Under the purchase contract, holders are required to purchase Assured
common shares no later than June 1, 2012. The threshold appreciation
price of the equity units is $12.93, which represents a premium of 17.5%
over the public offering price in the common share offering. The senior
notes will be fully and unconditionally guaranteed by Assured.
The closing of each offering is not contingent on the closing of the
other.
Assured intends to use approximately $364 million of the net proceeds
from the $573.5 million offerings to pay the cash portion of the
purchase price for its acquisition of Financial Security Assurance
Holdings, Ltd. ("FSAH”). The purchase price to be paid by Assured is
$364 million in cash (which includes approximately $3 million for the
purchase of shares of FSAH held by certain of its directors) and up to
44,567,901 Assured common shares. Assured also has the option to reduce
up to half of the shares otherwise deliverable in exchange for cash at a
price of $8.10 a share. Assured will use substantially all of the
remaining net proceeds to fully exercise this option.

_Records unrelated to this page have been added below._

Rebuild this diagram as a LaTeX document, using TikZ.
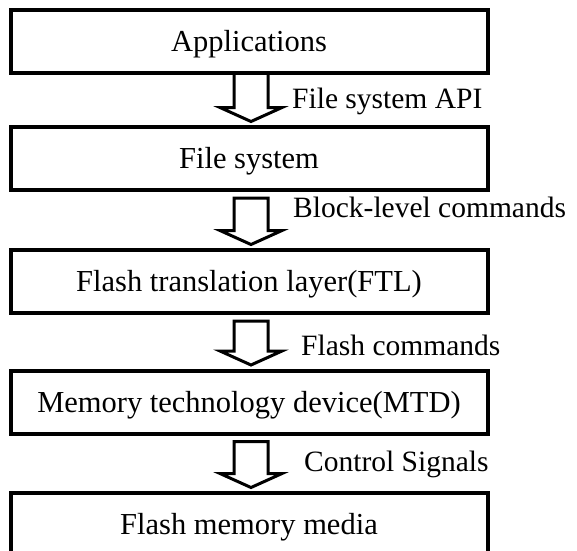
\documentclass[tikz,border=0pt]{standalone}
\usepackage{fontspec}
\setmainfont{Liberation Serif}
\usetikzlibrary{calc}
\begin{document}
\begin{tikzpicture}[x=1pt,y=-1pt,
  layerbox/.style={draw, line width=4pt, minimum width=477pt, minimum height=63pt,
    inner sep=0pt, text height=26pt, text depth=6pt, font=\fontsize{30.5}{35}\selectfont},
  lbl/.style={anchor=base west, inner sep=0pt, font=\fontsize{29.5}{35}\selectfont},
  barrow/.style={draw, line width=3pt, line join=miter}]
\useasboundingbox (0,0) rectangle (577,550);
\clip (0,0) rectangle (577,550);
\node[layerbox] (app)   at (249,41.75) {Applications};
\node[layerbox] (fs)    at (249,158.5) {File system};
\node[layerbox] (ftl)   at (249,281.5) {Flash translation layer(FTL)};
\node[layerbox] (mtd)   at (249,402)   {Memory technology device(MTD)};
\node[layerbox] (media) at (249,524.5) {Flash memory media};
\foreach \a/\b/\g in {app/fs/-2, fs/ftl/6, ftl/mtd/6, mtd/media/6} {
  \draw[barrow] ($(\a.south)+(-15,\g)$) -- ($(\b.north)+(-15,-17.5)$)
    -- ($(\b.north)+(-29,-17.5)$) -- ($(\b.north)+(2,-3.5)$)
    -- ($(\b.north)+(33,-17.5)$) -- ($(\b.north)+(19,-17.5)$)
    -- ($(\a.south)+(19,\g)$) -- cycle;
}
\node[lbl] (api)  at (292,108) {File system API};
\node[lbl] (blk)  at (293,217) {Block-level commands};
\node[lbl] (fcmd) at (301,355) {Flash commands};
\node[lbl] (ctrl) at (304,471) {Control Signals};
\end{tikzpicture}
\end{document}
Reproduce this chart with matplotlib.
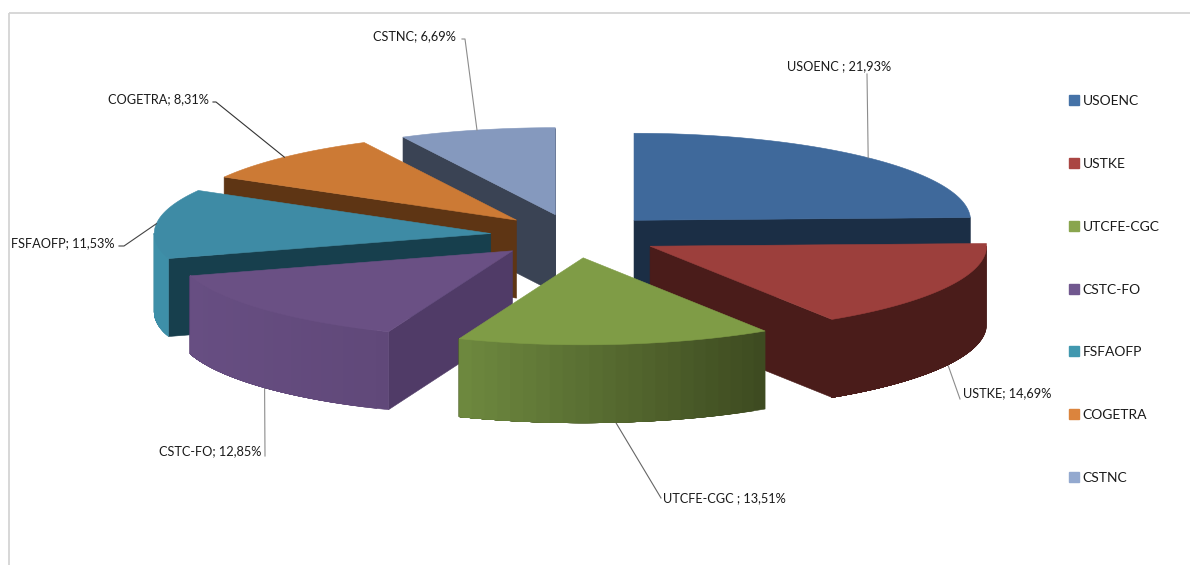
import numpy as np
import matplotlib
matplotlib.use('Agg')
import matplotlib.pyplot as plt
from matplotlib.colors import to_rgb
from matplotlib.lines import Line2D
from matplotlib.patches import Polygon, Rectangle

plt.rcParams['font.family'] = ['Lato', 'DejaVu Sans']

names = ['USOENC', 'USTKE', 'UTCFE-CGC', 'CSTC-FO', 'FSFAOFP', 'COGETRA', 'CSTNC']
values = [21.93, 14.69, 13.51, 12.85, 11.53, 8.31, 6.69]
label_texts = ['USOENC ; 21,93%', 'USTKE; 14,69%', 'UTCFE-CGC ; 13,51%', 'CSTC-FO; 12,85%',
               'FSFAOFP; 11,53%', 'COGETRA; 8,31%', 'CSTNC; 6,69%']

# colours
legend_colors = ['#4572A7', '#AA4643', '#89A54E', '#71588F', '#4198AF', '#DB843D', '#93A9CF']
top_colors = ['#3F699B', '#9C3F3C', '#7F9C46', '#6A5084', '#3E8BA5', '#CC7A35', '#8599BE']
cut_colors = ['#1B2E45', '#4A1C1A', '#3D4A20', '#503B67', '#173F4D', '#5E3514', '#3A4354']
wall_left = ['#1B2E45', '#4A1C1A', '#6E893F', '#674E82', '#3E8FA8', '#5E3514', '#3A4354']
wall_right = ['#1B2E45', '#4A1C1A', '#3D4A20', '#604879', '#3E8FA8', '#5E3514', '#3A4354']

# pie geometry in pixels
cx, cy = 575, 236
rx, ry = 336.5, 87
depth = 78
explode = 0.252
draw_order = [0, 6, 5, 4, 3, 1, 2]

# label anchor (end of the leader) and text position, same order as names
leader_ends = [(867, 74), (960, 399), (661, 498), (265, 456), (124, 246), (216, 102), (465, 39)]
leader_stubs = [None, None, None, None, (119, 246), (213, 102), (462, 39)]
leader_colors = ['#8c8c8c', '#8c8c8c', '#666666', '#8c8c8c', '#444444', '#333333', '#8c8c8c']
text_pos = [(787, 66), (963, 393), (663, 498), (159, 451), (11, 243), (108, 99), (373, 36)]

fig = plt.figure(figsize=(11.9, 5.65), dpi=100)
ax = fig.add_axes([0, 0, 1, 1])
ax.set_xlim(0, 1190)
ax.set_ylim(565, 0)
ax.axis('off')

ax.add_patch(Rectangle((8.5, 12.5), 1300, 700, fill=False, ec='#d4d4d4', lw=1.3))

shares = np.array(values) / sum(values) * 360
ends = np.cumsum(shares)
starts = ends - shares


def pt(ox, oy, deg, drop=0):
    a = np.radians(deg)
    return ox + rx * np.sin(a), oy - ry * np.cos(a) + drop


def poly(points, color, z):
    ax.add_patch(Polygon(points, closed=True, fc=color, ec=color, lw=0.4, zorder=z))


def wall(ox, oy, a, b, color, z):
    arc = np.linspace(a, b, 40)
    upper = [pt(ox, oy, e) for e in arc]
    lower = [pt(ox, oy, e, depth) for e in arc[::-1]]
    poly(upper + lower, color, z)


for z, i in enumerate(draw_order):
    z = z * 10 + 2
    a0, a1 = starts[i], ends[i]
    mid = (a0 + a1) / 2
    ox, oy = pt(0, 0, mid)
    ox, oy = cx + ox * explode, cy + oy * explode

    # cut faces, the start face looks at us on the left half, the end face on the right
    for edge, show in ((a0, np.sin(np.radians(a0)) < 0), (a1, np.sin(np.radians(a1)) > 0)):
        if show:
            p = pt(ox, oy, edge)
            poly([(ox, oy), p, (p[0], p[1] + depth), (ox, oy + depth)], cut_colors[i], z)

    # outer wall, each band painted over the rest so there are no seams
    w0, w1 = max(a0, 90), min(a1, 270)
    if w1 > w0:
        cl, cr = np.array(to_rgb(wall_left[i])), np.array(to_rgb(wall_right[i]))
        edges = np.linspace(w0, w1, 25)
        x_left = min(pt(ox, oy, w0)[0], pt(ox, oy, w1)[0])
        x_right = max(pt(ox, oy, w0)[0], pt(ox, oy, w1)[0])
        # walk from the right side of the wall to the left (clockwise on screen)
        for a, b in zip(edges[:-1], edges[1:]):
            f = (pt(ox, oy, (a + b) / 2)[0] - x_left) / (x_right - x_left)
            wall(ox, oy, a, w1, tuple(cl + (cr - cl) * f), z + 1)

    # top face
    arc = [pt(ox, oy, e) for e in np.linspace(a0, a1, 80)]
    poly([(ox, oy)] + arc, top_colors[i], z + 2)

    # leader from the slice edge to its label, front slices hook on the bottom of the wall
    drop = depth if 90 < mid < 270 else 0
    tip = pt(ox, oy, mid, drop)
    lx = [tip[0], leader_ends[i][0]]
    ly = [tip[1], leader_ends[i][1]]
    if leader_stubs[i]:
        lx.append(leader_stubs[i][0])
        ly.append(leader_stubs[i][1])
    ax.plot(lx, ly, color=leader_colors[i], lw=0.8, zorder=z - 1 if drop else 100)
    ax.text(text_pos[i][0], text_pos[i][1], label_texts[i], fontsize=9.2, color='#1a1a1a',
            va='center', ha='left', zorder=200)

handles = [Line2D([], [], ls='none', marker='s', ms=6.8, mfc=c, mec=c) for c in legend_colors]
ax.legend(handles, names, loc='upper left', bbox_to_anchor=(1068 / 1190, 1 - 95 / 565),
          frameon=False, fontsize=10, labelspacing=3.66, handlelength=0.8, handletextpad=0.25,
          borderpad=0, borderaxespad=0, labelcolor='#1a1a1a')

fig.savefig('out.png', dpi=100)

Upon completion of the offerings, the backstop commitment provided by
funds controlled by WL Ross & Co. LLC in connection with Assured’s
acquisition of FSAH will no longer be needed by Assured. Funds
controlled by WL Ross & Co. LLC agreed to purchase 3,850,000 common
shares in the common share offering. The offerings are expected to be
completed on June 24, 2009. As previously announced, the acquisition of
FSAH is expected to close on July 1, 2009.
Merrill Lynch & Co. and Deutsche Bank Securities Inc. are acting as
joint book-running managers for the common share offering and Merrill
Lynch & Co. is acting as sole book-running manager for the equity units
offering.
The offerings are being made only by means of a prospectus supplement
and accompanying prospectus. Assured has filed a registration statement
(including a prospectus and related prospectus supplements for each of
the common share and equity units offerings) with the U.S. Securities
and Exchange Commission (SEC) for the offerings to which this
communication relates. Before you invest, you should read the applicable
prospectus supplement and the accompanying prospectus for more complete
information about Assured and these offerings. When available, you may
get these documents for free by visiting EDGAR on the SEC website at www.sec.gov.
Alternatively, copies may be obtained from Merrill Lynch & Co.,
Attention: Prospectus Department, 4 World Financial Center, New York, NY
10080 (1-212-449-1000) (with respect to the common share and equity
units offerings) or Deutsche Bank Securities Inc., 100 Plaza One, Second
Floor, Jersey City, NJ 07311, (1-800-503-4611) (with respect to the
common share offering).
This press release does not constitute an offer to sell or the
solicitation of an offer to buy any common shares or equity units, nor
will there be any sale of common shares or equity units in any state or
jurisdiction in which such offer, solicitation or sale would be unlawful
prior to registration or qualification under the securities laws of any
such state or jurisdiction.
Assured Guaranty Ltd. is a Bermuda-based holding company. Its operating
subsidiaries provide credit enhancement products to the U.S. and
international public finance, structured finance and mortgage markets.
Any forward-looking statements made in this press release reflect
Assured’s current views with respect to future events and financial
performance and are made pursuant to the safe harbor provisions of the
Private Securities Litigation Reform Act of 1995. Such statements
involve risks and uncertainties that may cause actual results to differ
materially from those set forth in these statements. For example,
Assured’s forward-looking statements, including its statements regarding
the FSA closing, could be affected by a significant reduction in the
amount of reinsurance ceded by one or more of our principal ceding
companies, rating agency action such as a ratings downgrade,
difficulties with the execution of Assured’s business strategy, contract
cancellations, developments in the world's financial and capital
markets, more severe or frequent losses associated with products
affecting the adequacy of Assured’s loss reserve impact of market
volatility on the marking to market on our contract written in credit
default swap form, changes in regulation or tax laws, governmental
actions, natural catastrophes, Assured’s dependence on customers,
decreased demand or increased competition, loss of key personnel,
technological developments, the effects of mergers, acquisitions and
divestitures, changes in accounting policies or practices, changes in
general economic conditions, other risks and uncertainties that have not
been identified at this time, management's response to these factors,
and other risk factors identified in Assured’s filings with the
Securities and Exchange Commission. Readers are cautioned not to place
undue reliance on these forward-looking statements, which speak only as
of the dates on which they are made. Assured undertakes no obligation to
publicly update or revise any forward-looking statements, whether as a
result of new information, future events or otherwise.